A sense of achievement is what biking brings them. Self confidence. And therapy too.
“Sometimes after a stressful day at school, I just go out on the south trails,” Jacey (above) says, “and I get into a rhythm. It makes me feel better.”
It seems so simple, especially at a time when we’re constantly reading about troubled adolescents, bullying, alienation, isolation, even suicide. Why not get kids out on the trails?
And it makes you wonder why, in the Upper Peninsula of all places, we haven’t heard more about mountain biking programs for young people until now. Most kids have bikes and Marquette County is filled with trails.
Not only that, but national magazines and online publications are singing our praises, and we have the Ore to Shore and Marji Gesick races to spread the word.

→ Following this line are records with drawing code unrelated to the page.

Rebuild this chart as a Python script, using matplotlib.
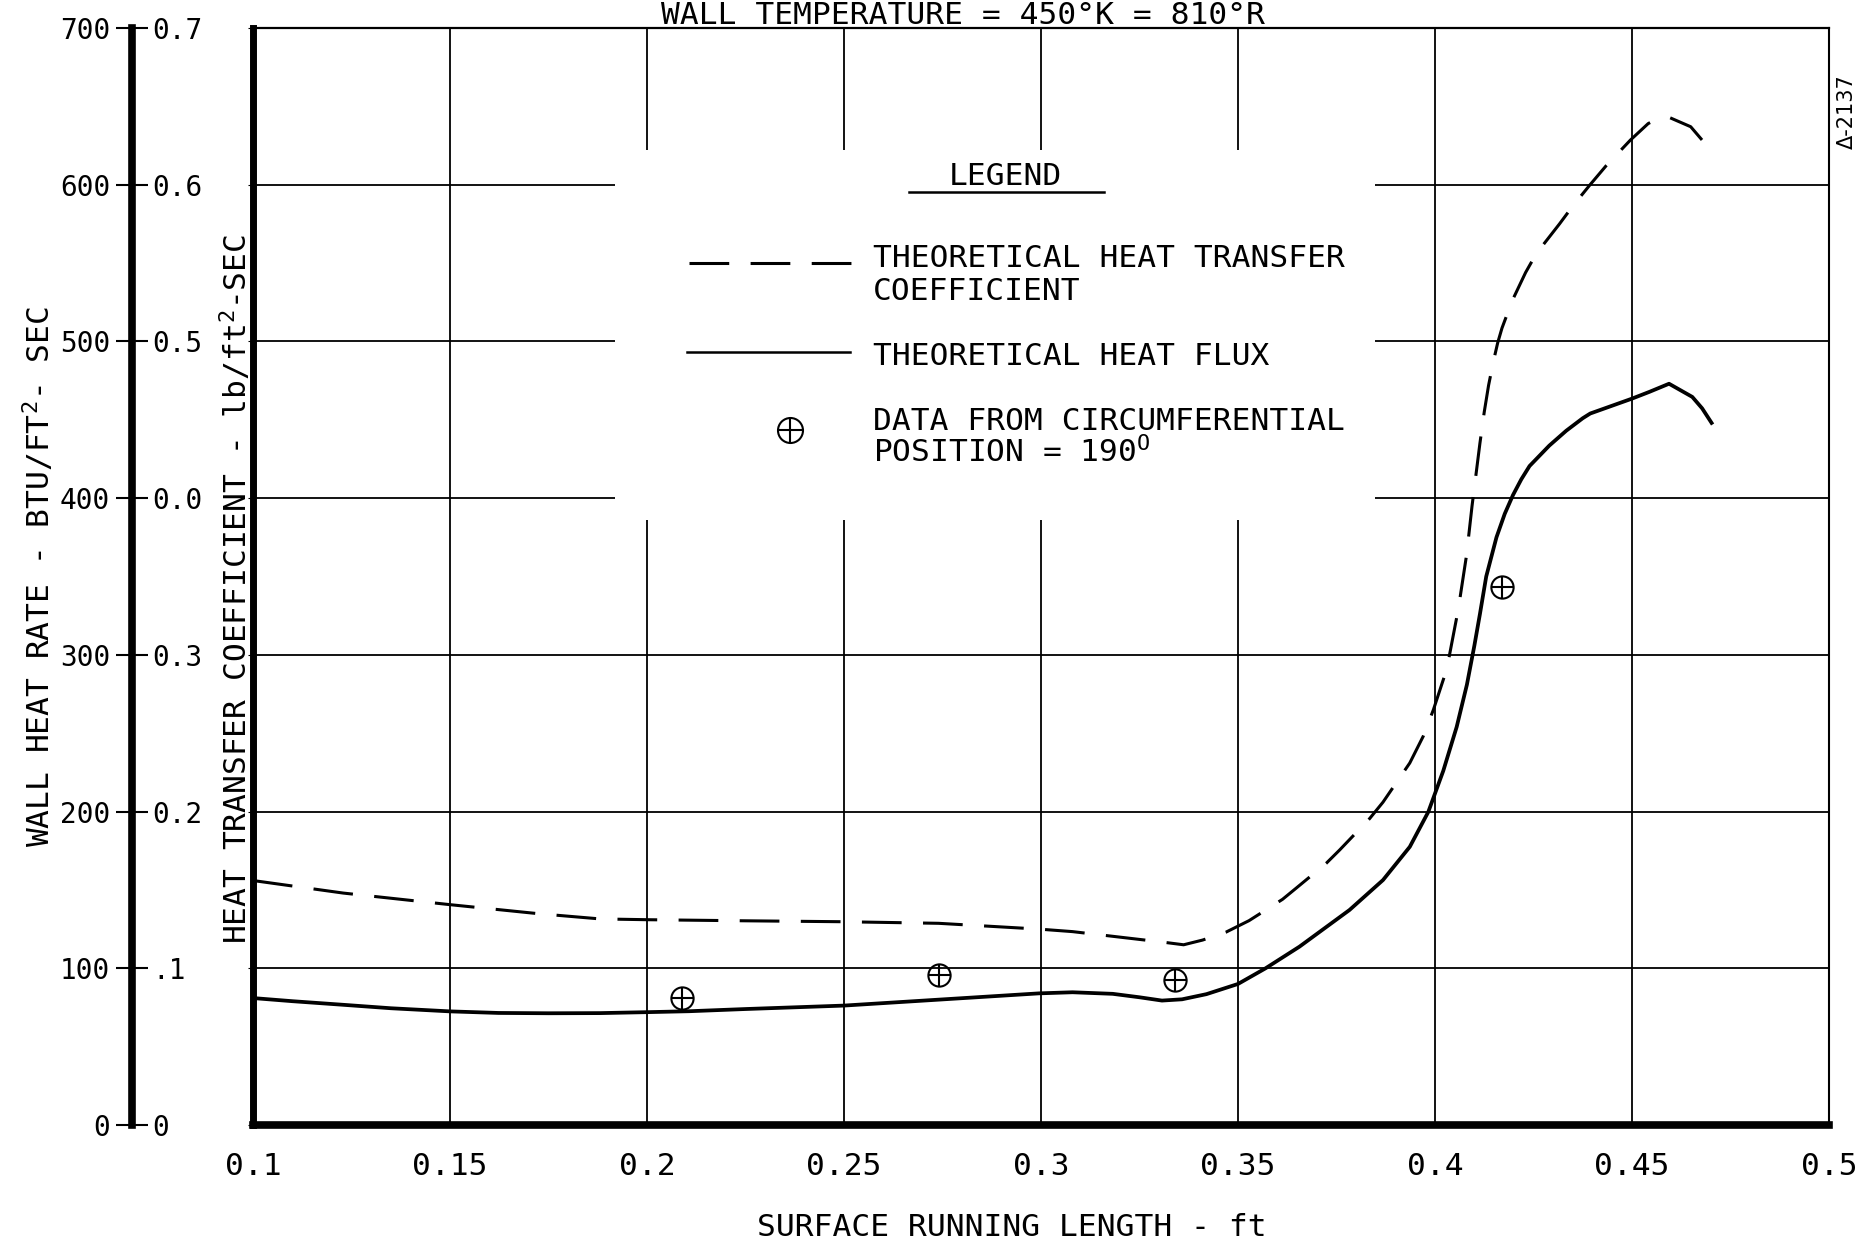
import numpy as np
import matplotlib.pyplot as plt
from matplotlib.patches import Rectangle

plt.rcParams['font.family'] = 'DejaVu Sans Mono'
plt.rcParams['mathtext.default'] = 'regular'

# theoretical heat flux, BTU/ft2-sec vs surface running length, ft
flux_x = [0.100, 0.110, 0.1229, 0.135, 0.150, 0.1623, 0.175, 0.1881, 0.200, 0.2107,
          0.225, 0.250, 0.2741, 0.2995, 0.308, 0.3182, 0.325, 0.3307, 0.3358, 0.342,
          0.350, 0.357, 0.3656, 0.3783, 0.3868, 0.3936, 0.3983, 0.4021, 0.4055, 0.4081,
          0.4100, 0.4114, 0.4130, 0.4156, 0.4177, 0.4198, 0.4219, 0.424, 0.429, 0.4333,
          0.4375, 0.4394, 0.450, 0.4544, 0.4594, 0.4653, 0.4678, 0.4702]
flux_q = [81, 79, 76.7, 74.5, 72.5, 71.5, 71.3, 71.4, 72.0, 72.6,
          74, 76.2, 80, 84, 84.7, 83.7, 81.5, 79.4, 80.2, 83.5,
          90, 100, 113.8, 137.2, 156.3, 177.5, 199.8, 226, 254, 281,
          306, 326, 350, 375, 390, 402, 412, 420.5, 433.5, 443,
          451, 454, 463.5, 467.8, 473, 464.6, 457.3, 448]

# theoretical heat transfer coefficient, lb/ft2-sec
coef_x = [0.100, 0.1229, 0.150, 0.1722, 0.1881, 0.200, 0.225, 0.250, 0.274, 0.2995,
          0.308, 0.3312, 0.3362, 0.3410, 0.3469, 0.3528, 0.3613, 0.3647, 0.3724, 0.3758,
          0.3834, 0.3868, 0.3936, 0.397, 0.3996, 0.4030, 0.4059, 0.408, 0.4094, 0.4104,
          0.4114, 0.4125, 0.4136, 0.4148, 0.4159, 0.417, 0.4196, 0.423, 0.4257, 0.4316,
          0.435, 0.4392, 0.4434, 0.4496, 0.4541, 0.4569, 0.4594, 0.4649, 0.4683, 0.4694]
coef_h = [0.156, 0.148, 0.1406, 0.1349, 0.1315, 0.131, 0.1303, 0.1297, 0.1287, 0.125,
          0.1234, 0.1166, 0.1150, 0.118, 0.123, 0.1304, 0.144, 0.151, 0.167, 0.1755,
          0.1955, 0.206, 0.231, 0.248, 0.265, 0.291, 0.329, 0.3635, 0.395, 0.415,
          0.435, 0.455, 0.472, 0.487, 0.499, 0.5085, 0.526, 0.544, 0.556, 0.575,
          0.5865, 0.5995, 0.612, 0.6285, 0.639, 0.6426, 0.643, 0.637, 0.627, 0.6175]

# measured points, circumferential position 190 deg
data_x = [0.209, 0.274, 0.334, 0.417]
data_q = [81, 95.5, 92.4, 343.4]

x_ticks = [0.1, 0.15, 0.2, 0.25, 0.3, 0.35, 0.4, 0.45, 0.5]
x_labels = ['0.1', '0.15', '0.2', '0.25', '0.3', '0.35', '0.4', '0.45', '0.5']
q_ticks = [0, 100, 200, 300, 400, 500, 600, 700]
q_labels = ['0', '100', '200', '300', '400', '500', '600', '700']
h_ticks = [0, 0.1, 0.2, 0.3, 0.4, 0.5, 0.6, 0.7]
h_labels = ['0', '.1', '0.2', '0.3', '0.0', '0.5', '0.6', '0.7']

W, H = 1871, 1245
fig = plt.figure(figsize=(W / 100, H / 100), dpi=100)
px0, px1, py0, py1 = 253, 1829, 28, 1125
ax = fig.add_axes([px0 / W, 1 - py1 / H, (px1 - px0) / W, (py1 - py0) / H])
ax.set_xlim(0.1, 0.5)
ax.set_ylim(0, 700)
ax.set_xticks(x_ticks)
ax.set_xticklabels(x_labels)
ax.set_yticks(q_ticks)
ax.tick_params(axis='x', length=0, pad=19.5, labelsize=22.5)
ax.tick_params(axis='y', left=False, labelleft=False)
ax.set_axisbelow(True)
ax.grid(True, color='black', lw=1.3)
ax.spines['left'].set_linewidth(5)
ax.spines['bottom'].set_linewidth(5.5)
ax.spines['top'].set_linewidth(1.6)
ax.spines['right'].set_linewidth(1.5)

# white patch behind the legend block
ax.add_patch(Rectangle((0.2297, 0.5515), 0.4822, 0.3375, transform=ax.transAxes,
                       facecolor='white', edgecolor='none', zorder=1.5))

DASH = (0, (13, 7))
ax.plot(flux_x, flux_q, color='black', lw=2.7, zorder=3, solid_joinstyle='round')
ax.plot(data_x, data_q, ls='none', marker='o', ms=16, mfc='none', mec='black', mew=1.5, zorder=4)
ax.plot(data_x, data_q, ls='none', marker='+', ms=16, mec='black', mew=1.5, zorder=4)

axc = ax.twinx()
axc.set_ylim(0, 0.7)
axc.axis('off')
axc.plot(coef_x, coef_h, color='black', lw=2.2, ls=DASH)

# legend block
T = ax.transAxes
ax.text(0.4775, 0.8569, 'LEGEND', transform=T, ha='center', va='baseline', fontsize=22.5, zorder=5)
ax.plot([0.4161, 0.5397], [0.8508, 0.8508], transform=T, color='black', lw=1.8, zorder=5)
ax.plot([0.2766, 0.3804], [0.7858, 0.7858], transform=T, color='black', lw=2.2, ls=DASH, zorder=5)
ax.plot([0.2752, 0.3788], [0.7046, 0.7046], transform=T, color='black', lw=1.8, zorder=5)
ax.plot([0.3406], [0.6336], transform=T, marker='o', ms=18, mfc='none', mec='black', mew=1.5, zorder=5)
ax.plot([0.3406], [0.6336], transform=T, marker='+', ms=18, mec='black', mew=1.5, zorder=5)
for txt, yy in [('THEORETICAL HEAT TRANSFER', 0.7824), ('COEFFICIENT', 0.7520),
                ('THEORETICAL HEAT FLUX', 0.6928), ('DATA FROM CIRCUMFERENTIAL', 0.6336),
                ('POSITION = 190$^O$', 0.6044)]:
    ax.text(0.3934, yy, txt, transform=T, ha='left', va='baseline', fontsize=22.5, zorder=5)

# outer scale: heat rate on the left, coefficient on the right
axl = fig.add_axes([132 / W, 1 - py1 / H, 1e-4, (py1 - py0) / H])
axl.set_ylim(0, 700)
axl.set_xticks([])
for s in ['top', 'bottom', 'right']:
    axl.spines[s].set_visible(False)
axl.spines['left'].set_linewidth(5.5)
axl.set_yticks(q_ticks)
axl.set_yticklabels(q_labels)
axl.tick_params(axis='y', direction='inout', length=23, width=1.5, pad=4.3, labelsize=20)
axr = axl.twinx()
axr.set_ylim(0, 0.7)
for s in ['top', 'bottom', 'right', 'left']:
    axr.spines[s].set_visible(False)
axr.set_yticks(h_ticks)
axr.set_yticklabels(h_labels)
axr.tick_params(axis='y', length=0, pad=14.4, labelsize=20)

fig.text(39 / W, 1 - 577 / H, 'WALL HEAT RATE - BTU/FT$^2$- SEC', rotation=90,
         ha='center', va='center', fontsize=22.5)
fig.text(236 / W, 1 - 589 / H, 'HEAT TRANSFER COEFFICIENT - lb/ft$^2$-SEC', rotation=90,
         ha='center', va='center', fontsize=22.5)
fig.text(1012 / W, 1 - 1228 / H, 'SURFACE RUNNING LENGTH - ft', ha='center', va='center',
         fontsize=22.5)
fig.text(963 / W, 1 - 24 / H, 'WALL TEMPERATURE = 450°K = 810°R', ha='center', va='baseline',
         fontsize=22.5)
fig.text(1847 / W, 1 - 112 / H, 'Δ-2137', rotation=90, ha='center', va='center',
         fontsize=15, family='DejaVu Sans')

plt.savefig('out.png', dpi=100)
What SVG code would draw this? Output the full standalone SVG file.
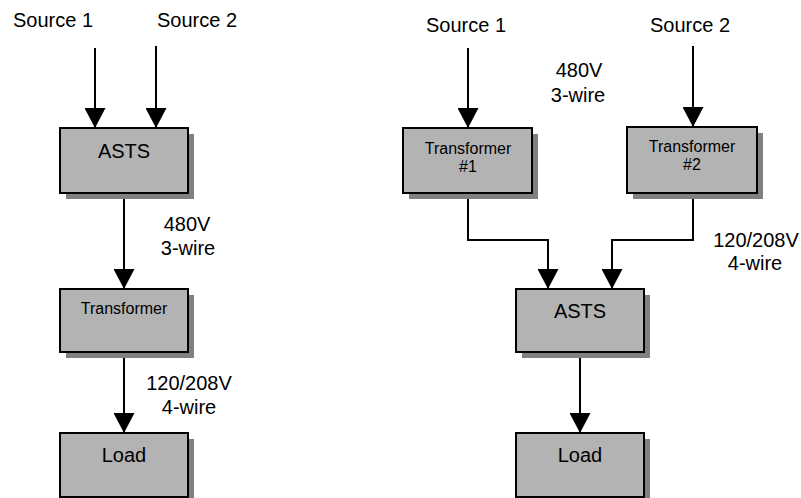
<svg xmlns="http://www.w3.org/2000/svg" width="801" height="498" viewBox="0 0 801 498">
<defs>
<style>
.sh{fill:#808080;stroke:none}
.bx{fill:#b3b3b3;stroke:#000;stroke-width:2}
.t{font-family:"Liberation Sans",Arial,sans-serif;font-size:20px;fill:#000;text-anchor:middle}
.s{font-size:16px}
.c{fill:none;stroke:#000;stroke-width:2}
</style>
<marker id="ah" markerUnits="userSpaceOnUse" markerWidth="22" markerHeight="21" refX="20" refY="10.5" orient="auto" viewBox="0 0 20 21">
<path d="M0,0 L20,10.5 L0,21 Z" fill="#000"/>
</marker>
</defs>
<rect width="801" height="498" fill="#fff"/>
<g id="connectors">
<line class="c" x1="95" y1="48" x2="95" y2="128" marker-end="url(#ah)"/>
<line class="c" x1="156" y1="46" x2="156" y2="128" marker-end="url(#ah)"/>
<line class="c" x1="124" y1="193" x2="124" y2="289" marker-end="url(#ah)"/>
<line class="c" x1="124" y1="352" x2="124" y2="433" marker-end="url(#ah)"/>
<line class="c" x1="468" y1="48" x2="468" y2="128" marker-end="url(#ah)"/>
<line class="c" x1="693" y1="46" x2="693" y2="127" marker-end="url(#ah)"/>
<polyline class="c" points="468,193 468,240 548,240 548,289" marker-end="url(#ah)"/>
<polyline class="c" points="693,193 693,240 612,240 612,289" marker-end="url(#ah)"/>
<line class="c" x1="580" y1="352" x2="580" y2="433" marker-end="url(#ah)"/>
</g>
<g id="labels">
<text class="t" x="53" y="27">Source 1</text>
<text class="t" x="197" y="27">Source 2</text>
<text class="t" x="187" y="231">480V</text>
<text class="t" x="188" y="255">3-wire</text>
<text class="t" x="189" y="390">120/208V</text>
<text class="t" x="189" y="414">4-wire</text>
<text class="t" x="466" y="32">Source 1</text>
<text class="t" x="690" y="32">Source 2</text>
<text class="t" x="579" y="77">480V</text>
<text class="t" x="578" y="102">3-wire</text>
<text class="t" x="756" y="247">120/208V</text>
<text class="t" x="755" y="270">4-wire</text>
</g>
<g id="asts-left">
<rect class="sh" x="66" y="134" width="128" height="65"/>
<rect class="bx" x="60" y="128" width="128" height="65"/>
<text class="t" x="124" y="158">ASTS</text>
</g>
<g id="transformer-left">
<rect class="sh" x="66" y="295" width="128" height="63"/>
<rect class="bx" x="60" y="289" width="128" height="63"/>
<text class="t s" x="124" y="314">Transformer</text>
</g>
<g id="load-left">
<rect class="sh" x="66" y="439" width="128" height="64"/>
<rect class="bx" x="60" y="433" width="128" height="64"/>
<text class="t" x="124" y="462">Load</text>
</g>
<g id="transformer-1">
<rect class="sh" x="409" y="134" width="129" height="65"/>
<rect class="bx" x="403" y="128" width="129" height="65"/>
<text class="t s" x="468" y="154">Transformer</text>
<text class="t s" x="468" y="172">#1</text>
</g>
<g id="transformer-2">
<rect class="sh" x="633" y="133" width="130" height="66"/>
<rect class="bx" x="627" y="127" width="130" height="66"/>
<text class="t s" x="692" y="152">Transformer</text>
<text class="t s" x="692" y="170">#2</text>
</g>
<g id="asts-right">
<rect class="sh" x="522" y="295" width="128" height="63"/>
<rect class="bx" x="516" y="289" width="128" height="63"/>
<text class="t" x="580" y="318">ASTS</text>
</g>
<g id="load-right">
<rect class="sh" x="522" y="439" width="128" height="64"/>
<rect class="bx" x="516" y="433" width="128" height="64"/>
<text class="t" x="580" y="462">Load</text>
</g>
</svg>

“I don’t know why, but we’re getting started a little later than other regions,” Poquette tells you. “Seriously, this is kind of a racing mecca. And I believe this thing (youth mountain biking) is on a launching pad. We’re getting ready to take off.”
They’re taking off because he and 15 other coaches are spreading the word about the 906 Adventure Team. Not only in Marquette but in Ishpeming, Negaunee, and all over the county.
They’re taking off because they’ve gotten serious financial support from the Rotary Clubs, the Community Foundation, the Bell Auxiliary, the Western Marquette County Health Foundation, and Border Grill. They’ve bought a racing trailer and mountain bikes for kids who can’t afford them.
And they’re taking off because the boys and girls–even the so-called “non-athletes”–love it.
“They’re working out their stuff by getting on a bike,” Poquette says. “The 90 minutes of exercise, the release of endorphins, and the chemical impact it has on kids is enormous.”
It also gets them off their phones, off their computers. Away from drugs.
“It’s an adrenaline rush,” Caden adds.
“It’s just fun,” Jacey says. “And it’s so cool because it’s right in my backyard.”